Dataset records:
* * * *
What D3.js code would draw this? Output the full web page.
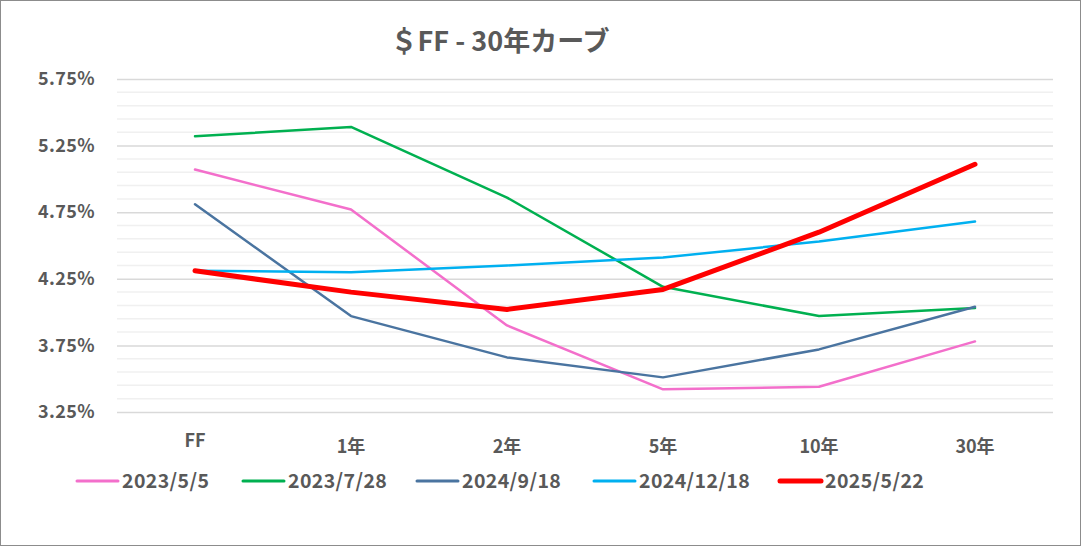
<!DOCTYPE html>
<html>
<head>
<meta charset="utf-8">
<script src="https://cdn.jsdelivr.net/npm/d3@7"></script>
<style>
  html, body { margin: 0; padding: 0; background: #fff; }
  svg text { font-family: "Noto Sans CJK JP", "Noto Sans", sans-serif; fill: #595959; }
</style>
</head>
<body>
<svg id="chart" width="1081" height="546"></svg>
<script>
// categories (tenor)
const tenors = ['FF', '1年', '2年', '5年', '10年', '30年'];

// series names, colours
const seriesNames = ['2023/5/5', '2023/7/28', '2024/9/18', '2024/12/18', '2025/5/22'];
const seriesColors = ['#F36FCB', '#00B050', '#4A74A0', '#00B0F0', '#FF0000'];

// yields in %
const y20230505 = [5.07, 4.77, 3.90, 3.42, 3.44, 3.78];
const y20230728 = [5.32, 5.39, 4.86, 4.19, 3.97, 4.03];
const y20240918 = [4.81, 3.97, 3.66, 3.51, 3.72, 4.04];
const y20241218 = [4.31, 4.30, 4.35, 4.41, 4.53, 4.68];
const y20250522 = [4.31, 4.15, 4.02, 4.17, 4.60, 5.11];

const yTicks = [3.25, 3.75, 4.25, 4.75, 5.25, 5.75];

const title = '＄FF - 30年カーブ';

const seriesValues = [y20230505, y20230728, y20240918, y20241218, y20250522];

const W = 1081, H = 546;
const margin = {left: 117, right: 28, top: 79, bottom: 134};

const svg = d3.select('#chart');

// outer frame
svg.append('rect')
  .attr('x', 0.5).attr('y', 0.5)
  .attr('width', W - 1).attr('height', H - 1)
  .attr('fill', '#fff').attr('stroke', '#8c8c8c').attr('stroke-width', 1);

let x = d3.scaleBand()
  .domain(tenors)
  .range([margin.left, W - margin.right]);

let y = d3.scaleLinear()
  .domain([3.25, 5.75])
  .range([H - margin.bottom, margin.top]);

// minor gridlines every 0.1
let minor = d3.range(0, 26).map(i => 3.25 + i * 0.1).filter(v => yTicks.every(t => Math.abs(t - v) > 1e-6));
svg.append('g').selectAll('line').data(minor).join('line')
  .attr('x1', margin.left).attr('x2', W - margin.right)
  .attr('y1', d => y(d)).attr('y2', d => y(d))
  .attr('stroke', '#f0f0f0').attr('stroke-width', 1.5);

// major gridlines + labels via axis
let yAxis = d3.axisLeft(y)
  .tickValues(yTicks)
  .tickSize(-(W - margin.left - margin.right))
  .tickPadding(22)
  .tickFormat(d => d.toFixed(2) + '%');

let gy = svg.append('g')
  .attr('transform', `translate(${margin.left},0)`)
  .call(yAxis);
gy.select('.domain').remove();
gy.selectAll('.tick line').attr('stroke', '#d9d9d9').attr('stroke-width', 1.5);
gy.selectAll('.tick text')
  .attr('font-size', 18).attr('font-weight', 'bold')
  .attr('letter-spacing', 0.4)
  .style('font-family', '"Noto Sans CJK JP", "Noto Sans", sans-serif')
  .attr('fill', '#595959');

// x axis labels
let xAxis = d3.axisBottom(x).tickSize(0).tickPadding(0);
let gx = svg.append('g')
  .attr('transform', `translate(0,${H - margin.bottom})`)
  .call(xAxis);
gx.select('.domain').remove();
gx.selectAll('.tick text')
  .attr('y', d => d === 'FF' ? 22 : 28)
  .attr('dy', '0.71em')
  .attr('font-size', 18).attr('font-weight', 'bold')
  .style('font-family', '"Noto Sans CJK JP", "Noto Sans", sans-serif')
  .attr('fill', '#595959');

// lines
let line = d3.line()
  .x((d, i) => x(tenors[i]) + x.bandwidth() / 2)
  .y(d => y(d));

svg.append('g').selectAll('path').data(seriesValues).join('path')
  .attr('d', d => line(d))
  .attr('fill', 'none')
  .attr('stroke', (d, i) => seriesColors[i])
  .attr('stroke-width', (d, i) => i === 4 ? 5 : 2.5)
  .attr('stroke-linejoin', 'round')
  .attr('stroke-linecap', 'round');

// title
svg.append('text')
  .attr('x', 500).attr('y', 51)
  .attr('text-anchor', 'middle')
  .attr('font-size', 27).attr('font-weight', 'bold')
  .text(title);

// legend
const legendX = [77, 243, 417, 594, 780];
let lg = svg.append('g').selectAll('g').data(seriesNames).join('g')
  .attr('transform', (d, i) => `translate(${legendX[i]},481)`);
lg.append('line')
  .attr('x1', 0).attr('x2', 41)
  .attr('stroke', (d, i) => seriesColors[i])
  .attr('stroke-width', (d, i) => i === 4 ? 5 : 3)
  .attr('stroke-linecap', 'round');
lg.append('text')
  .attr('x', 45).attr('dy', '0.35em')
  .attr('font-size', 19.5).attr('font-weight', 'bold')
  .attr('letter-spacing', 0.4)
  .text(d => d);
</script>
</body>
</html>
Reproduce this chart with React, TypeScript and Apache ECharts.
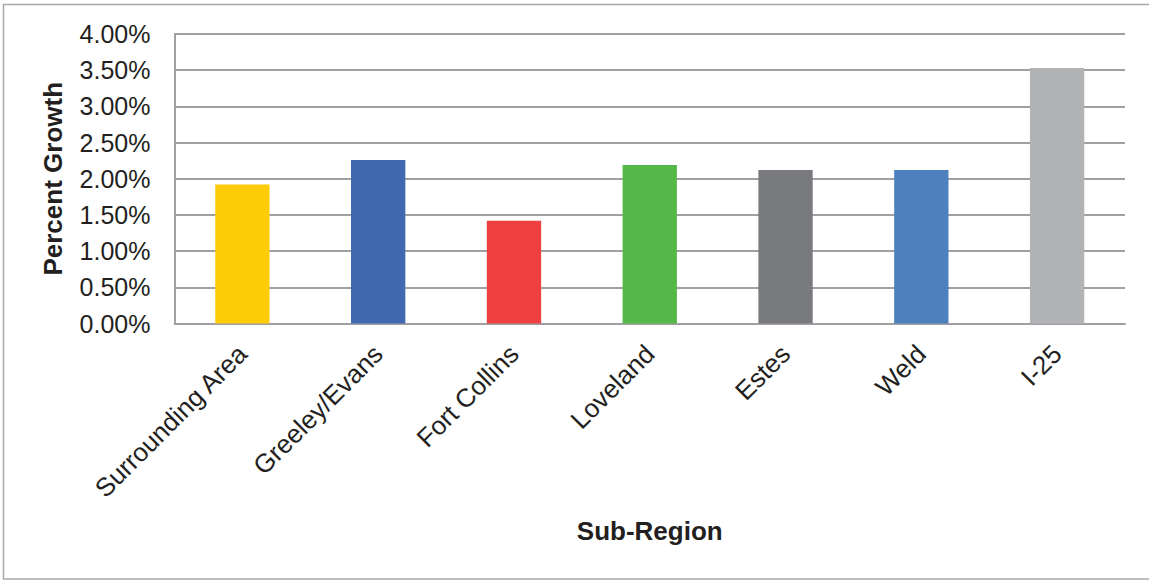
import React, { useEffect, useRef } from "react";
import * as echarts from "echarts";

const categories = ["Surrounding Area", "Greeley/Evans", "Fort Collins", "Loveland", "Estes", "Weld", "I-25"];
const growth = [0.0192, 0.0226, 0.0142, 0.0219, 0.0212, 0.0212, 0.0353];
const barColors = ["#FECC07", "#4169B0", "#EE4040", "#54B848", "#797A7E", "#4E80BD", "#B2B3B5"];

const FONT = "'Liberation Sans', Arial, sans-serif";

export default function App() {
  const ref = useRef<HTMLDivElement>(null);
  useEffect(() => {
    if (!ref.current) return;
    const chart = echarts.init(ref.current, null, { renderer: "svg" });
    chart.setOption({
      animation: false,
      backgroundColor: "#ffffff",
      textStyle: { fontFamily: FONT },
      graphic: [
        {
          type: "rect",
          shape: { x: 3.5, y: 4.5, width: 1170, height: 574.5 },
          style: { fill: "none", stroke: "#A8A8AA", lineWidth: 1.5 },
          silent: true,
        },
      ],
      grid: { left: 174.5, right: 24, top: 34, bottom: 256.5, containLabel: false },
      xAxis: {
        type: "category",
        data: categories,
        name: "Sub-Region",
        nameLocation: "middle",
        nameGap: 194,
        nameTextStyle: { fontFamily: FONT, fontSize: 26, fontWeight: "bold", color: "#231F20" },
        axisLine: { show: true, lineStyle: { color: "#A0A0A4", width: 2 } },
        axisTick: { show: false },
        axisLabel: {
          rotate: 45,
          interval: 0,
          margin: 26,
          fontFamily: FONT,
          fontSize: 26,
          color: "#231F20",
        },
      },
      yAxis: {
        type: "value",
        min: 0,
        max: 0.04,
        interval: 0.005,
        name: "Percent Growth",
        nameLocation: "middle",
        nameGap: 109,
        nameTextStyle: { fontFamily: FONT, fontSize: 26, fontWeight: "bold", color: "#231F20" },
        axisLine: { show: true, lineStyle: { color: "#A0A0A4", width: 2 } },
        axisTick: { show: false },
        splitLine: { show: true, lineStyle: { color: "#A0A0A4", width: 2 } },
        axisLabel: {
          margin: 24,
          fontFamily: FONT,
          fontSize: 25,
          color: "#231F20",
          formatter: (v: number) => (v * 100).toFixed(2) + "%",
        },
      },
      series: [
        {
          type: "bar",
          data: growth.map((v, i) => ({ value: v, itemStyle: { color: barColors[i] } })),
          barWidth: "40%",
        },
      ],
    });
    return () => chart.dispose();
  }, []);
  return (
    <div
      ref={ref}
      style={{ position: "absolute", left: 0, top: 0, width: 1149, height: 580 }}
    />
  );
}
* * * *
### Task objective
The lines from the start of the entries above through the one containing "- margin.bottom, margin.top]);" are to be retyped exactly, and no others. Pictures are left out.

### Exercise answer
What D3.js code would draw this? Output the full web page.
<!DOCTYPE html>
<html>
<head>
<meta charset="utf-8">
<script src="https://cdn.jsdelivr.net/npm/d3@7"></script>
<style>
  html, body { margin: 0; padding: 0; background: #fff; }
  svg text { font-family: "Noto Sans CJK JP", "Noto Sans", sans-serif; fill: #595959; }
</style>
</head>
<body>
<svg id="chart" width="1081" height="546"></svg>
<script>
// categories (tenor)
const tenors = ['FF', '1年', '2年', '5年', '10年', '30年'];

// series names, colours
const seriesNames = ['2023/5/5', '2023/7/28', '2024/9/18', '2024/12/18', '2025/5/22'];
const seriesColors = ['#F36FCB', '#00B050', '#4A74A0', '#00B0F0', '#FF0000'];

// yields in %
const y20230505 = [5.07, 4.77, 3.90, 3.42, 3.44, 3.78];
const y20230728 = [5.32, 5.39, 4.86, 4.19, 3.97, 4.03];
const y20240918 = [4.81, 3.97, 3.66, 3.51, 3.72, 4.04];
const y20241218 = [4.31, 4.30, 4.35, 4.41, 4.53, 4.68];
const y20250522 = [4.31, 4.15, 4.02, 4.17, 4.60, 5.11];

const yTicks = [3.25, 3.75, 4.25, 4.75, 5.25, 5.75];

const title = '＄FF - 30年カーブ';

const seriesValues = [y20230505, y20230728, y20240918, y20241218, y20250522];

const W = 1081, H = 546;
const margin = {left: 117, right: 28, top: 79, bottom: 134};

const svg = d3.select('#chart');

// outer frame
svg.append('rect')
  .attr('x', 0.5).attr('y', 0.5)
  .attr('width', W - 1).attr('height', H - 1)
  .attr('fill', '#fff').attr('stroke', '#8c8c8c').attr('stroke-width', 1);

let x = d3.scaleBand()
  .domain(tenors)
  .range([margin.left, W - margin.right]);

let y = d3.scaleLinear()
  .domain([3.25, 5.75])
  .range([H - margin.bottom, margin.top]);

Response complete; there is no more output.